Similarly, Acton at the Carnegie Endowment for International Peace wrote that the bigger nuclear risk involves potential fighting around Ukraine’s four active plants. Unlike Chernobyl, those plants are not isolated, and the invasion could create safety issues such as preventing workers from traveling to reactors to allow them to operate safely or causing power outages that affect the ability to cool reactors.

“To put it simply, nuclear power plants are not designed for war zones,” Acton wrote.

At Chernobyl, it remains unclear whether military action was at the reactor site or elsewhere in the roughly 1,000-square-mile protected zone. The site is on the route from Belarus to Kyiv.

“As far as the facility itself, you could shoot an anti-tank rocket or high explosives into the building and blow a hole into the building,” Barrett said. “It’s just steel. It’s not an armored building. It’s a sheet metal building on a frame.”

But Barrett said even if that happened, the amount of heat from the exploded core is comparable to “the heat from a car: It’s not going to explode; it’s not going to melt.”

A greater risk would have been explosions from artillery impacting soil around the site contaminated with radioactive cesium, which could then become airborne as dust, Barrett said.

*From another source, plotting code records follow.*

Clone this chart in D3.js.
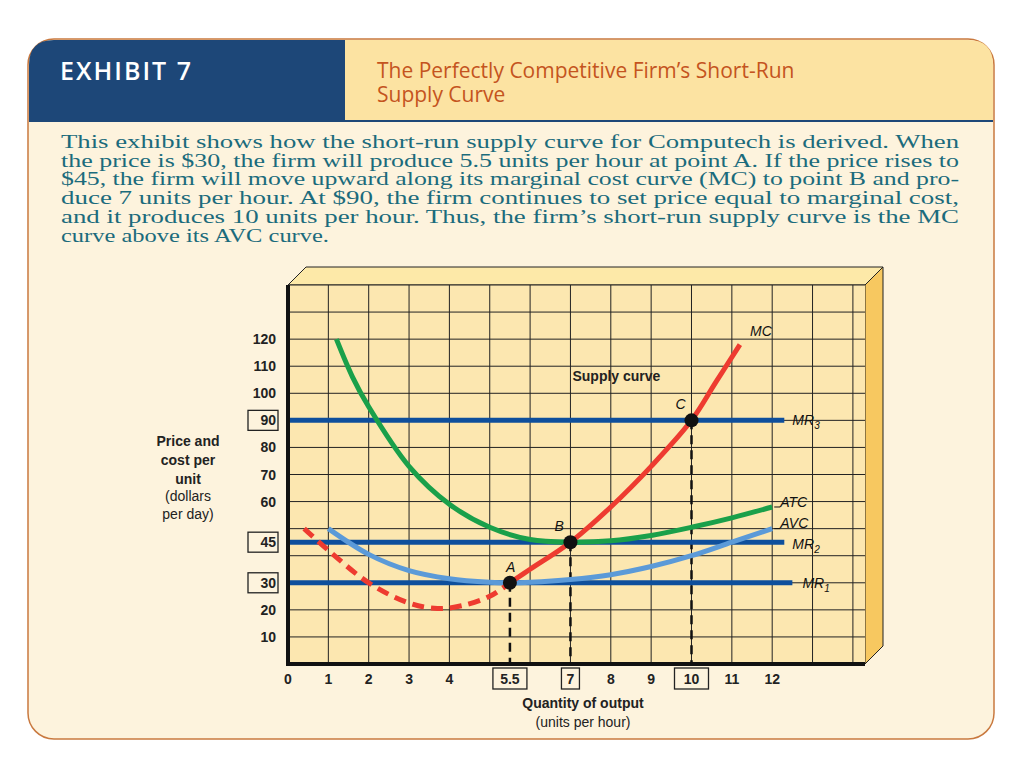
<!DOCTYPE html>
<html><head><meta charset="utf-8">
<script src="https://cdn.jsdelivr.net/npm/d3@7"></script>
<style>body{margin:0;background:#fff}</style>
</head><body><div id="chart"></div>
<script>
// data
const xTicks = [0, 1, 2, 3, 4, 5.5, 7, 8, 9, 10, 11, 12];
const xBoxed = [5.5, 7, 10];
const yTicks = [10, 20, 30, 45, 60, 70, 80, 90, 100, 110, 120];
const yBoxed = [30, 45, 90];
const mcDashed = [[0.4,50],[1,42],[2,30],[3,22.5],[3.7,20.5],[4.3,21.5],[5,25],[5.5,30]];
const mcSolid = [[5.5,30],[6,35],[7,45],[8,58],[9,73],[10,90],[10.6,104],[11.2,118]];
const atc = [[1.2,120],[1.6,106],[2,95],[3,73],[4,59],[5,50.5],[6,46],[7,45],[8,45.5],[9,47.5],[10,50.5],[11,54],[12,58]];
const avc = [[1,50],[2,40.5],[3,34.5],[4,31.5],[5,30.2],[5.5,30],[6,30.2],[7,31.2],[8,33],[9,36],[10,40],[11,45],[12,50]];
const mrLevels = [{p:30, lab:'1'}, {p:45, lab:'2'}, {p:90, lab:'3'}];
const points = [{q:5.5,p:30,n:'A'},{q:7,p:45,n:'B'},{q:10,p:90,n:'C'}];
const bodyLines = [
  'This exhibit shows how the short-run supply curve for Computech is derived. When',
  'the price is $30, the firm will produce 5.5 units per hour at point A. If the price rises to',
  '$45, the firm will move upward along its marginal cost curve (MC) to point B and pro-',
  'duce 7 units per hour. At $90, the firm continues to set price equal to marginal cost,',
  'and it produces 10 units per hour. Thus, the firm\u2019s short-run supply curve is the MC',
  'curve above its AVC curve.'
];

const svg = d3.select('#chart').append('svg').attr('width', 1024).attr('height', 768);

// frame
svg.append('rect').attr('x', 28).attr('y', 39).attr('width', 966).attr('height', 700)
  .attr('rx', 26).attr('fill', '#fdf3dd').attr('stroke', '#c9793f').attr('stroke-width', 1.5);
svg.append('path').attr('d', 'M345,40 H968 Q993,40 993,65 V120 H345 Z').attr('fill', '#fce3a2');
svg.append('path').attr('d', 'M345,40 H54 Q29,40 29,65 V120 H345 Z').attr('fill', '#1d4778');
svg.append('line').attr('x1', 29).attr('x2', 993).attr('y1', 121).attr('y2', 121).attr('stroke', '#1d4778').attr('stroke-width', 2);
svg.append('text').attr('x', 60).attr('y', 80).attr('fill', '#fff').attr('font-family', 'Open Sans, sans-serif')
  .attr('font-size', 25).attr('font-weight', 600).attr('letter-spacing', 2).text('EXHIBIT  7');
svg.append('text').attr('x', 377).attr('y', 78).attr('fill', '#c4541e').attr('font-family', 'Open Sans, sans-serif')
  .attr('font-size', 21).text('The Perfectly Competitive Firm\u2019s Short-Run');
svg.append('text').attr('x', 377).attr('y', 102).attr('fill', '#c4541e').attr('font-family', 'Open Sans, sans-serif')
  .attr('font-size', 21).text('Supply Curve');
svg.append('g').selectAll('text').data(bodyLines).enter().append('text')
  .attr('x', 61).attr('y', (d, i) => 148 + i * 18.7)
  .attr('fill', '#1b6b7c').attr('font-family', 'Liberation Serif, serif').attr('font-size', 18.5)
  .attr('textLength', (d, i) => i < 5 ? 898 : 268).attr('lengthAdjust', 'spacingAndGlyphs')
  .text(d => d);

// chart
const x = d3.scaleLinear().domain([0, 14.3]).range([288, 865]);
const y = d3.scaleLinear().domain([0, 140]).range([664, 285]);
const d = 18;
svg.append('path').attr('d', `M288,285 L${288+d},${285-d} H${865+d} L865,285 Z`).attr('fill', '#fde9a8').attr('stroke', '#222').attr('stroke-width', 1);
svg.append('path').attr('d', `M865,285 L${865+d},${285-d} V${664-d} L865,664 Z`).attr('fill', '#f7c860').attr('stroke', '#222').attr('stroke-width', 1);
svg.append('rect').attr('x', 288).attr('y', 285).attr('width', 577).attr('height', 379).attr('fill', '#fce7b0');
const grid = svg.append('g').attr('stroke', '#222').attr('stroke-width', 1);
grid.selectAll('.v').data(d3.range(1, 15)).enter().append('line')
  .attr('x1', v => x(v)).attr('x2', v => x(v)).attr('y1', 285).attr('y2', 664);
grid.selectAll('.h').data(d3.range(10, 141, 10)).enter().append('line')
  .attr('y1', v => y(v)).attr('y2', v => y(v)).attr('x1', 288).attr('x2', 865);
svg.append('line').attr('x1', 288).attr('x2', 288).attr('y1', 285).attr('y2', 666).attr('stroke', '#111').attr('stroke-width', 4);
svg.append('line').attr('x1', 286).attr('x2', 865).attr('y1', 664).attr('y2', 664).attr('stroke', '#111').attr('stroke-width', 4);

// dashed drop lines
svg.append('g').selectAll('line').data(points).enter().append('line')
  .attr('x1', p => x(p.q)).attr('x2', p => x(p.q)).attr('y1', p => y(p.p)).attr('y2', 664)
  .attr('stroke', '#111').attr('stroke-width', 2.5).attr('stroke-dasharray', '9,6');

// MR lines
svg.append('g').selectAll('line').data(mrLevels).enter().append('line')
  .attr('x1', 290).attr('x2', p => x(p.p === 30 ? 12.5 : 12.3)).attr('y1', p => y(p.p)).attr('y2', p => y(p.p))
  .attr('stroke', '#0e4f9c').attr('stroke-width', 5);

const line = d3.line().x(p => x(p[0])).y(p => y(p[1])).curve(d3.curveCatmullRom);
svg.append('path').attr('d', line(avc)).attr('fill', 'none').attr('stroke', '#5b9ad8').attr('stroke-width', 5);
svg.append('path').attr('d', line(atc)).attr('fill', 'none').attr('stroke', '#1aa04a').attr('stroke-width', 5);
svg.append('path').attr('d', line(mcDashed)).attr('fill', 'none').attr('stroke', '#ee3b30').attr('stroke-width', 5).attr('stroke-dasharray', '12,7');
svg.append('path').attr('d', line(mcSolid)).attr('fill', 'none').attr('stroke', '#ee3b30').attr('stroke-width', 5);

svg.append('g').selectAll('circle').data(points).enter().append('circle')
  .attr('cx', p => x(p.q)).attr('cy', p => y(p.p)).attr('r', 7).attr('fill', '#111');
const lab = svg.append('g').attr('font-family', 'Liberation Sans, Arial, sans-serif').attr('font-style', 'italic').attr('font-size', 14).attr('fill', '#111');
lab.selectAll('.pt').data(points).enter().append('text')
  .attr('x', p => x(p.q) - (p.n === 'A' ? 4 : 16)).attr('y', p => y(p.p) - 11).text(p => p.n);

// curve labels with leader lines
const tags = [
  {t:'MC', q:11.45, p:123},
  {t:'ATC', q:12.2, p:60},
  {t:'AVC', q:12.2, p:52}
];
lab.selectAll('.tg').data(tags).enter().append('text')
  .attr('x', t => x(t.q)).attr('y', t => y(t.p) + 5).text(t => t.t);
svg.append('line').attr('x1', x(12.05)).attr('x2', x(12.2)).attr('y1', y(58)).attr('y2', y(58)).attr('stroke', '#111');
svg.append('line').attr('x1', x(12.05)).attr('x2', x(12.2)).attr('y1', y(50)).attr('y2', y(50)).attr('stroke', '#111');
const mrT = lab.selectAll('.mr').data(mrLevels).enter().append('text')
  .attr('x', p => x(p.p === 30 ? 12.75 : 12.5)).attr('y', p => y(p.p) + (p.p === 45 ? 7 : 5));
mrT.append('tspan').text('MR');
mrT.append('tspan').attr('font-size', 10).attr('dy', 4).text(p => p.lab);
svg.append('text').attr('x', x(7.05)).attr('y', y(104.5)).attr('font-family', 'Liberation Sans, Arial, sans-serif')
  .attr('font-weight', 'bold').attr('font-size', 14).attr('fill', '#222').text('Supply curve');

// axis tick labels
const tickFont = 'Liberation Sans, Arial, sans-serif';
const xl = svg.append('g').attr('font-family', tickFont).attr('font-weight', 'bold').attr('font-size', 14).attr('fill', '#222');
xl.selectAll('text').data(xTicks).enter().append('text')
  .attr('x', v => x(v)).attr('y', 684).attr('text-anchor', 'middle').text(v => v);
xl.selectAll('rect').data(xBoxed).enter().append('rect')
  .attr('x', v => x(v) - (v === 7 ? 9 : 17)).attr('y', 668).attr('width', v => v === 7 ? 18 : 34).attr('height', 21)
  .attr('fill', 'none').attr('stroke', '#222').attr('stroke-width', 1.3);
const yl = svg.append('g').attr('font-family', tickFont).attr('font-weight', 'bold').attr('font-size', 14).attr('fill', '#222');
yl.selectAll('text').data(yTicks).enter().append('text')
  .attr('x', 276).attr('y', v => y(v) + 5).attr('text-anchor', 'end').text(v => v);
yl.selectAll('rect').data(yBoxed).enter().append('rect')
  .attr('x', 248).attr('y', v => y(v) - 10).attr('width', 30).attr('height', 20)
  .attr('fill', 'none').attr('stroke', '#222').attr('stroke-width', 1.3);

const at = svg.append('g').attr('font-family', tickFont).attr('font-size', 14).attr('fill', '#222').attr('text-anchor', 'middle');
at.append('text').attr('x', 583).attr('y', 708).attr('font-weight', 'bold').text('Quantity of output');
at.append('text').attr('x', 583).attr('y', 727).text('(units per hour)');
[['Price and', 1, 446], ['cost per', 1, 465], ['unit', 1, 484], ['(dollars', 0, 501], ['per day)', 0, 519]].forEach(r => {
  at.append('text').attr('x', 188).attr('y', r[2]).attr('font-weight', r[1] ? 'bold' : 'normal').text(r[0]);
});
</script></body></html>
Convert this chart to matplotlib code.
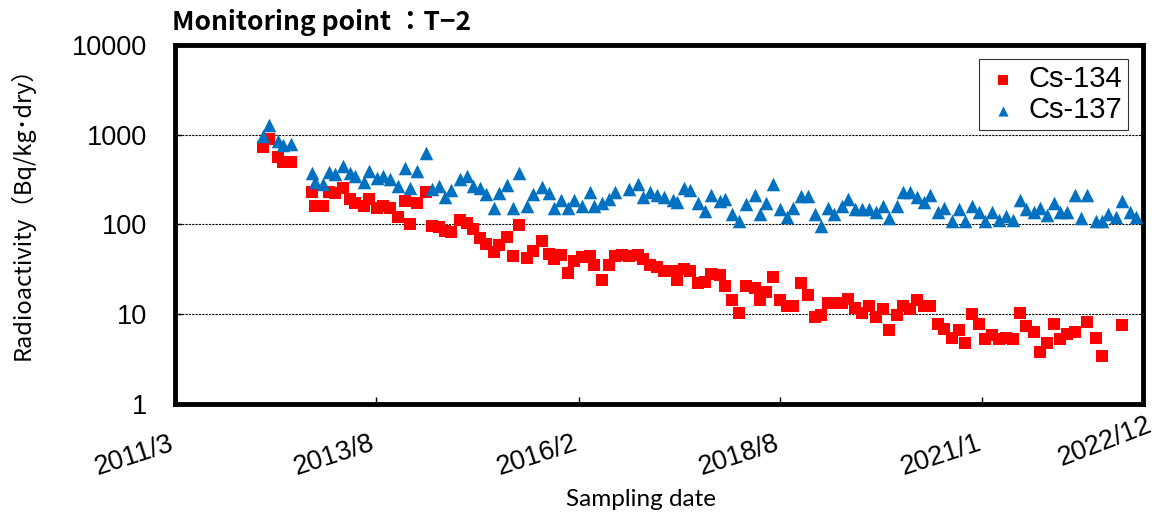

Barrett noted that Chernobyl is 10 miles from the border with Belarus, an ally of Russia, and that much of the contamination — outside the containment zone — is in Belarus and Russia itself, so any tampering with the plant would spread contamination into those areas.

“That doesn’t make any sense if they were going to do something detrimental at the Chernobyl site; the contamination is going to go into Belarus long before it goes anywhere else,” Barrett said.